The Longest Five Minutes is a JRPG told as a frame story, putting you in the shoes of an amnesiac hero who remembers his adventure through a series of flashbacks. Despite this fascinating premise, The Longest Five Minutes fails to live up to its potential.
The Longest Five Minutes
Nippon Ichi Software and SYUPRO-DX
Price: $39.99
Platforms: PC (reviewed), Nintendo Switch, PS Vita
MonsterVine was provided with a PC code for review.
When the aptly-named Flash Back finds himself in front of the Demon King with no memory of how he got there, he’s in no condition to help his party save the world. He desperately tries to remember his journey, which soon sends the player into a playable flashback. This is the basic structure for The Longest Five Minutes. After most memories, you’ll return to the present to see more of the confrontation with the Demon King, and then something will trigger another memory that sends you back into the past.
This is a cool structure for a game, and it emphasizes the idea that everything in the present takes place in five minutes, even though you go through an entire adventure. Unfortunately, The Longest Five Minutes rarely uses the structure to its advantage. Your level, equipment, items, and gold are automatically set for each memory, so what you gain in one flashback doesn’t carry over to future scenes. You do have a separate “re-experience level” that increases from your actual battles, but this has no effect on the majority of the game, although I assume it determined my strength for the final battle.

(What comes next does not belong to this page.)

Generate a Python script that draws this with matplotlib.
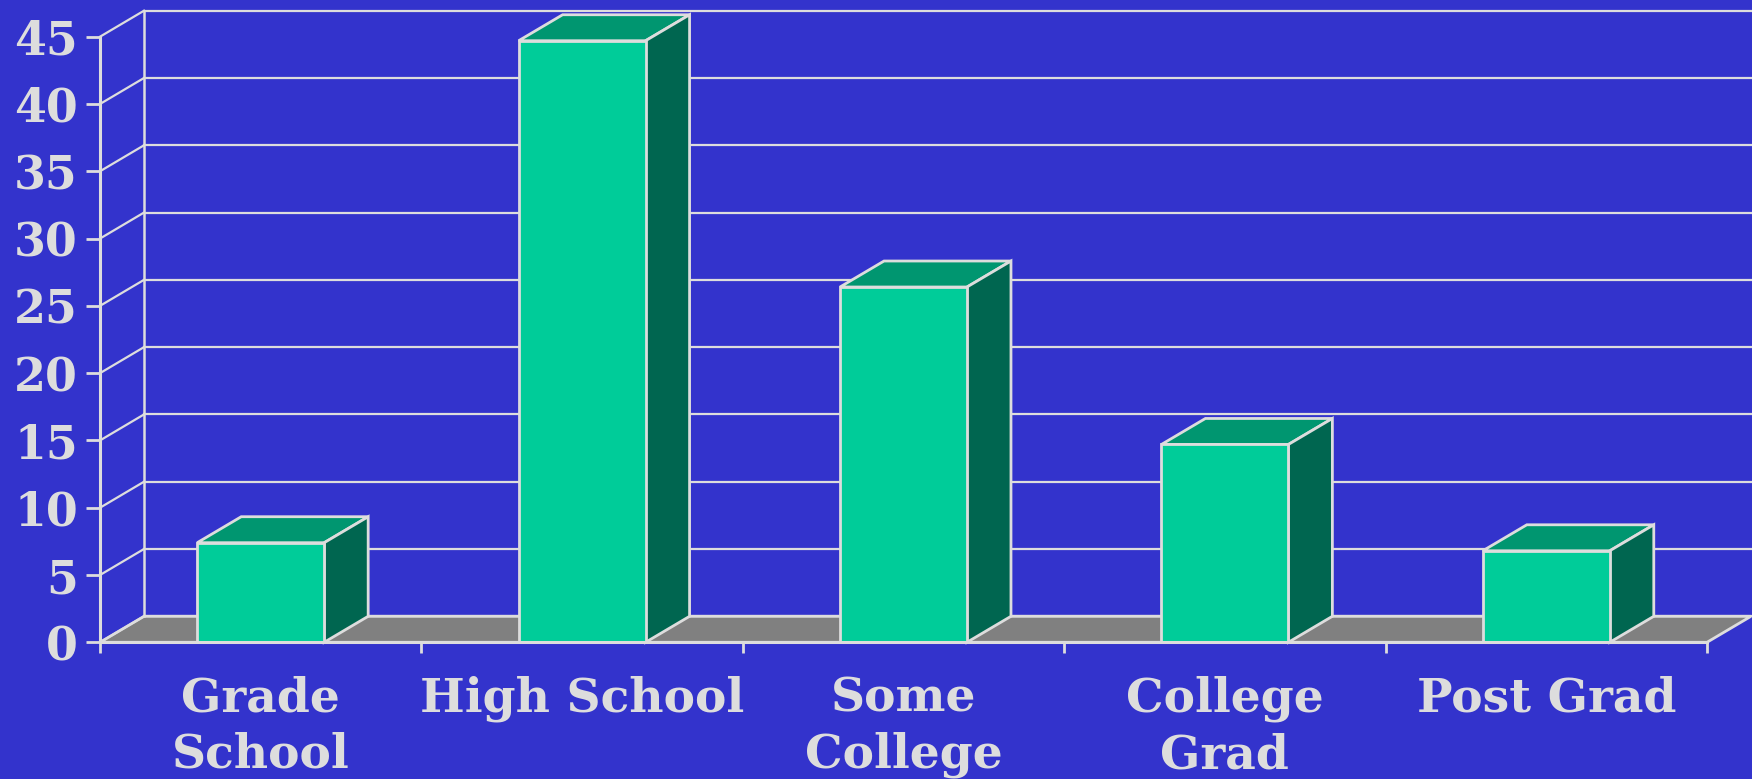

What makes this design even stranger is that the turn-based combat is quite easy, with only boss fights and a few areas requiring more than basic attacks, but it’s coupled with a high random encounter rate. This results in tiresome dungeons filled with bland battles, where your only reward for exploring will usually be items you won’t have in the next scene anyway. Outside of dungeons, there are also basic side quests and a few arcade-style mini-games that you can do for additional experience, which are a nice change of pace.
Between the lack of gameplay continuity, the flashback setup, and the way the Demon King segments play out almost more like a visual novel, the main focus is probably intended to be the story. However, the bulk of the story is generic, with familiar tropes and simple twists that make it feel like any other game in the genre. It only breaks free from this sense in the final hours.
The final two hours of The Longest Five Minutes feel like they are what the game was designed for. They bring in some genuinely interesting plot points that finally use the flashback structure to their advantage. Nevertheless, after the bland combat and generic storytelling along the way, my enjoyment of the final revelations just left me wondering why the entire game couldn’t have been more like that.
The Final Word
The Longest Five Minutes is a strange mix: a cool premise put together with a weak combat system and a generic story that doesn’t come into its own until the very end. It has good points, especially if you’re nostalgic for old-school turn-based JRPGs, and the final hours are pretty interesting, but the tedious journey to get there makes it hard to say it’s worth it.